The event is island-grown, but the guitarist is an import.
For world-renowned guitarist Bill Frisell, who moved to Bainbridge a year ago, an appearance with a roster of local artists at the Nov. 11 “Homespun” variety show marks his first island gig.
“It’s good to be playing at home,” Frisell says, “and I’m looking forward to getting up there with Robin (Holcomb, vocals) and Dan (Barnes, banjo).”
Jazz afficiandos certainly know of Frisell, whose credits as soloist, collaborator and session man include dozens of albums, plus music for the films “Finding Forrester” and the remake of “Psycho.”
He has scored Buster Keaton films, Gary Larson’s “Tales From the Far Side,” and Daniele Luchetti’s Italian feature film, “La Scuola.” He performs original compositions and interprets the music of composers as varied as Sousa, Muddy Waters, Charles Ives and Madonna.
He strums, picks and twangs through musical genres, retooling country, blues, bluegrass, rock and folk. He walks over boundaries between styles, bending bluegrass tunes with lush digital delay effects, or picking out “When I Fall In Love” on the banjo.
Frisell retools familiar works so listeners hear music opened to its core.
Hank Williams’ “I’m So Lonesome I Could Cry” gets the Frisell treatment on last year’s album “Ghost Town” (Nonesuch Records). Frisell opens the country standard in a halting, uneven tempo, shaping each phrase into a solitary unit bracketed by the haunting echo of the delay.
His “Variations on a Theme” evokes Duane Eddy and the dreamworlds of David Lynch; the soundscapes of “Winter Always Turns to Spring” would be at home in the more remote corners of the indie-pop world, with textural stylists like Robin Guthrie and Henry Frayne.
“I’ve been real lucky,” Frisell says. “I do want people to like it – and people seem to like it.”
Frisell’s art speaks eloquently, but the man nicknamed “Clark Kent” is quiet and self-effacing.
He grew up in Denver, Colo., and learned to play the clarinet as a kid, a pursuit supported by his parents.
“My father was a biochemist, but he listened to music,” Frisell says. “My parents encouraged me, but they did wish that I had ‘something to fall back on.’”

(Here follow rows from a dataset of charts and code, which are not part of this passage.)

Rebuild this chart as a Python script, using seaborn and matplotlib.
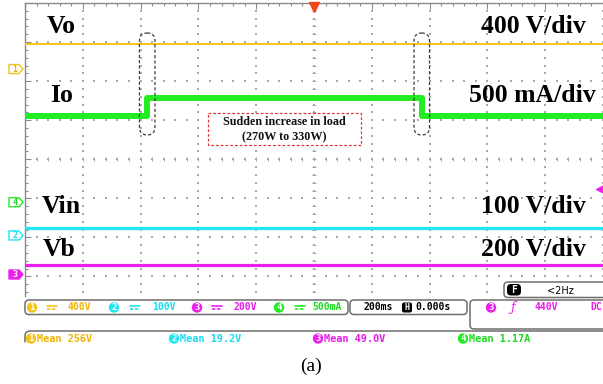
import numpy as np
import pandas as pd
import matplotlib
matplotlib.use("Agg")
import matplotlib.pyplot as plt
import seaborn as sns
from matplotlib.patches import FancyBboxPatch, Polygon, Circle
from matplotlib.lines import Line2D

# ---- channel settings and readings -------------------------------------
channel_ids = ["1", "2", "3", "4"]
signal_names = ["Vo", "Vin", "Vb", "Io"]
scale_labels = ["400 V/div", "100 V/div", "200 V/div", "500 mA/div"]
units_per_div = [400, 100, 200, 0.5]
ground_div = [2.31, -1.95, -2.95, -1.10]          # channel offsets (divisions)
coupling_labels = ["400V", "100V", "200V", "500mA"]
mean_values = [256, 19.2, 49.0, 1.17]
mean_labels = ["Mean 256V", "Mean 19.2V", "Mean 49.0V", "Mean 1.17A"]

# output current before / during / after the load step
io_times = [-1.0, -0.578, 0.372, 1.0]             # s
io_levels = [1.10, 1.34, 1.10, 1.10]              # A

time_window = [-1.0, 1.0]                         # 200 ms/div, 10 div
timebase_label = "200ms"
trigger_pos_label = "0.000s"
trigger_level = 440                               # V on CH3
trigger_label = "440V"
freq_label = "<2Hz"

colors = {"1": "#F5C21A", "2": "#1FE6F2", "3": "#EC1FEC", "4": "#22EC22"}
text_colors = {"1": "#F0B400", "2": "#18DDF0", "3": "#E81CE8", "4": "#1ED81E"}

sns.set_style("white")
plt.rcParams["font.family"] = ["DejaVu Sans"]

W, H = 603, 384
fig = plt.figure(figsize=(W / 100, H / 100), dpi=100)
fig.patch.set_facecolor("white")
ax = fig.add_axes([25 / W, 1 - 296 / H, 578 / W, 293 / H])
ax.set_xlim(*time_window)
ax.set_ylim(-3.5, 4.0)

# ---- graticule ----------------------------------------------------------
tdiv = 0.2
x_major = np.arange(-1.0, 1.0001, tdiv)
x_minor = np.arange(-1.0, 1.0001, tdiv / 5)
y_major = np.arange(-3, 4.0001, 1.0)
y_minor = np.arange(-3.4, 4.0001, 0.2)
gx, gy = np.meshgrid(x_major, y_minor)
ax.scatter(gx.ravel(), gy.ravel(), s=0.9, marker="s", color="#a9a9a9", lw=0, zorder=1)
gx, gy = np.meshgrid(x_minor, y_major)
ax.scatter(gx.ravel(), gy.ravel(), s=0.9, marker="s", color="#a9a9a9", lw=0, zorder=1)
# centre cross with minor tick dashes
ax.plot(np.zeros_like(y_minor), y_minor, ls="none", marker="_", ms=3, mew=0.7,
        color="#a5a5a5", zorder=1)
ax.plot(x_minor, np.zeros_like(x_minor), ls="none", marker="|", ms=2.5, mew=0.7,
        color="#a5a5a5", zorder=1)

for side in ["right", "bottom"]:
    ax.spines[side].set_visible(False)
for side in ["left", "top"]:
    ax.spines[side].set_color("#8a8a8a")
    ax.spines[side].set_linewidth(1.0)
ax.set_xticks(x_major)
ax.set_xticks(x_minor, minor=True)
ax.set_yticks(y_major)
ax.set_yticks(y_minor, minor=True)
ax.tick_params(which="both", direction="in", top=True, left=True, bottom=False,
               right=False, labelleft=False, labelbottom=False, color="#8a8a8a")
ax.tick_params(which="major", length=4, width=0.8)
ax.tick_params(which="minor", length=2.5, width=0.8)
ax.grid(False)

# ---- traces -------------------------------------------------------------
frames = []
for cid, name, scale, g, mean in zip(channel_ids, signal_names, units_per_div,
                                     ground_div, mean_values):
    if name == "Io":
        t, v = io_times, io_levels
    else:
        t, v = time_window, [mean, mean]
    frames.append(pd.DataFrame({"t": t, "value": v, "ch": cid,
                                "div": [g + val / scale for val in v]}))
traces = pd.concat(frames, ignore_index=True)
widths = {"1": 1.4, "2": 2.3, "3": 2.3, "4": 4.3}
for cid in channel_ids:
    d = traces[traces["ch"] == cid]
    sns.lineplot(data=d, x="t", y="div", ax=ax, color=colors[cid], lw=widths[cid],
                 estimator=None, sort=False, drawstyle="steps-post",
                 legend=False, zorder=3)
ax.set_xlabel("")
ax.set_ylabel("")

# trigger markers
ax.plot([0], [4.0 - 0.1], marker="v", ms=7, color="#F0461A", clip_on=False, zorder=5)
trig_div = ground_div[2] + trigger_level / units_per_div[2]
ax.plot([time_window[1] - 0.012], [trig_div], marker="<", ms=6, color=colors["3"],
        clip_on=False, zorder=5)

# ---- overlay in pixel units --------------------------------------------
ov = fig.add_axes([0, 0, 1, 1])
ov.set_zorder(3)
ov.patch.set_visible(False)
ov.set_xlim(0, W)
ov.set_ylim(H, 0)
ov.axis("off")


def to_px(t, d):
    return ov.transData.inverted().transform(ax.transData.transform((t, d)))


serif_b = dict(family="Liberation Serif", weight="bold")
mono_b = dict(family="DejaVu Sans Mono", weight="bold")

# channel ground tags at the left edge
for cid, g in zip(channel_ids, ground_div):
    _, yp = to_px(0, g)
    pts = [(9, yp - 4.5), (19, yp - 4.5), (23, yp), (19, yp + 4.5), (9, yp + 4.5)]
    filled = cid == "3"
    ov.add_patch(Polygon(pts, closed=True, fc=colors[cid] if filled else "white",
                         ec=colors[cid], lw=1.0, joinstyle="round"))
    ov.text(15, yp + 0.3, cid, color="white" if filled else text_colors[cid],
            ha="center", va="center", fontsize=6, **mono_b)

# signal names and scales
label_rows = {"Vo": (47, 33), "Io": (50, 102), "Vin": (42, 213), "Vb": (43, 256)}
for name, scale_lab in zip(signal_names, scale_labels):
    x0, yb = label_rows[name]
    ov.text(x0, yb, name, ha="left", va="baseline", fontsize=18.5, color="black",
            **serif_b)
    ov.text(596 if "mA" in scale_lab else 586, yb, scale_lab, ha="right",
            va="baseline", fontsize=18.5, color="black", **serif_b)

# dashed outlines around the load step edges
for t_edge in io_times[1:3]:
    xp, _ = to_px(t_edge, 0)
    ov.add_patch(FancyBboxPatch((xp - 7.5, 33), 15.5, 102,
                                boxstyle="round,pad=0,rounding_size=7.7",
                                fc="none", ec="#3a3a3a", lw=0.9, ls=(0, (2.5, 1.8))))

# load-step note
ov.add_patch(FancyBboxPatch((208, 113), 153, 32, boxstyle="square,pad=0",
                            fc="white", ec="#E83434", lw=0.9, ls=(0, (2.2, 1.6))))
ov.text(284.5, 129.5, "Sudden increase in load\n(270W to 330W)", ha="center",
        va="center", fontsize=8.7, linespacing=1.35, color="#111111", **serif_b)

# ---- status bar ---------------------------------------------------------
def rbox(x, y, w, h, r=4, lw=1.1):
    ov.add_patch(FancyBboxPatch((x, y), w, h, boxstyle=f"round,pad=0,rounding_size={r}",
                                fc="white", ec="#6e6e6e", lw=lw, clip_on=False))


def badge(x, y, cid):
    ov.add_patch(Circle((x, y), 5.2, fc=colors[cid], ec="none"))
    ov.text(x, y + 0.4, cid, ha="center", va="center", color="white",
            fontsize=6.5, **mono_b)


rbox(504, 282, 120, 15.5)
ov.add_patch(FancyBboxPatch((507, 284), 14, 11.5, boxstyle="round,pad=0,rounding_size=4",
                            fc="black", ec="none"))
ov.text(514, 290, "F", ha="center", va="center", color="white", fontsize=7, **mono_b)
ov.text(560, 290.5, freq_label, ha="center", va="center", color="black", fontsize=7,
        family="DejaVu Sans")

rbox(25, 300, 323, 14.5)
badge_x = [32, 114, 197, 279]
sym_x = [47, 130, 212, 295]
text_x = [68, 152, 233, 312]
for cid, bx, sx, tx, lab in zip(channel_ids, badge_x, sym_x, text_x, coupling_labels):
    badge(bx, 307.5, cid)
    ov.add_line(Line2D([sx, sx + 10], [306, 306], color=colors[cid], lw=1.2))
    ov.add_line(Line2D([sx, sx + 10], [309, 309], color=colors[cid], lw=1.2,
                       ls=(0, (2, 1))))
    ov.text(tx, 307.5, lab, ha="left", va="center", color=text_colors[cid],
            fontsize=7, **mono_b)

rbox(350, 300, 117, 14.5)
ov.text(364, 307.5, timebase_label, ha="left", va="center", color="black",
        fontsize=7, **mono_b)
ov.add_patch(FancyBboxPatch((402, 302.5), 10, 10, boxstyle="round,pad=0,rounding_size=2",
                            fc="black", ec="none"))
ov.text(407, 307.8, "H", ha="center", va="center", color="white", fontsize=6, **mono_b)
ov.text(415, 307.5, trigger_pos_label, ha="left", va="center", color="black",
        fontsize=7, **mono_b)

rbox(470, 300, 160, 29)
badge(491, 307.5, "3")
ov.text(513, 308, "ƒ", ha="center", va="center", color=colors["3"], fontsize=9,
        family="DejaVu Serif", style="italic")
ov.text(535, 307.5, trigger_label, ha="left", va="center", color=text_colors["3"],
        fontsize=7, **mono_b)
ov.text(590, 307.5, "DC", ha="left", va="center", color=text_colors["3"],
        fontsize=7, **mono_b)

# measurement row
ov.add_line(Line2D([25, 25, 26.2, 29, W + 5], [342, 335, 332.2, 331, 331],
                   color="#6e6e6e", lw=1.1))
mean_badge_x = [31, 174, 318, 463]
for cid, bx, lab in zip(channel_ids, mean_badge_x, mean_labels):
    badge(bx, 338.5, cid)
    ov.text(bx + 6, 338.5, lab, ha="left", va="center", color=text_colors[cid],
            fontsize=7.4, **mono_b)

ov.text(311, 366, "(a)", ha="center", va="center", fontsize=14,
        family="Liberation Serif", color="black")

fig.savefig("out.png", dpi=100, facecolor="white")
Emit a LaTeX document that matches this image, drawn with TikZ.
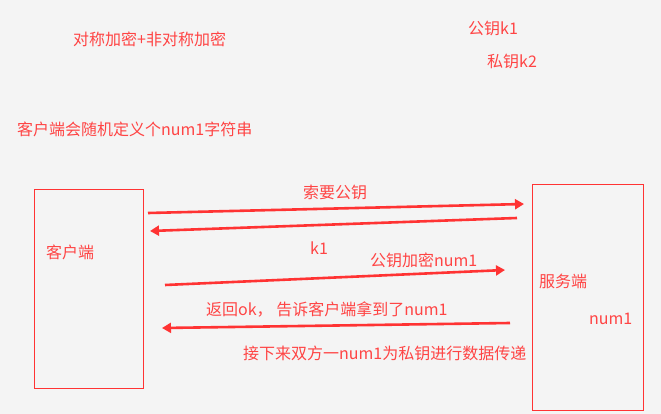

Frisell moved to New York, and after an early stint with an all-musician house cleaning service, soon made a living from his art, playing with jazz luminaries like Don Byron, Wayne Horvitz and John Zorn.
After a career-making decade in the city, Frisell and artist wife Carole d’Inverno followed friends to Seattle in 1989. Last year, they moved to Bainbridge with their daughter.
“If you’re in New York, it’s the center of the universe, and it was scary to leave,” Frisell says, “but there’s music all over the world.”
Leaving New York, though, has proved to be good for both his family and his art.
“The move was not just for my kid, it was for me, a way of finding my own voice,” he says. “New York was constant input. I was constantly absorbing things, but then after a point it was ‘what do I think about all this input?’”
While he likes Bainbridge, Frisell says he hasn’t met a lot of folks here yet. That’s one reason he looks forward to the “Homespun” gig.
“It’s a real cool way to get people together,” he says. “This thing is a good chance to get to know some more people.”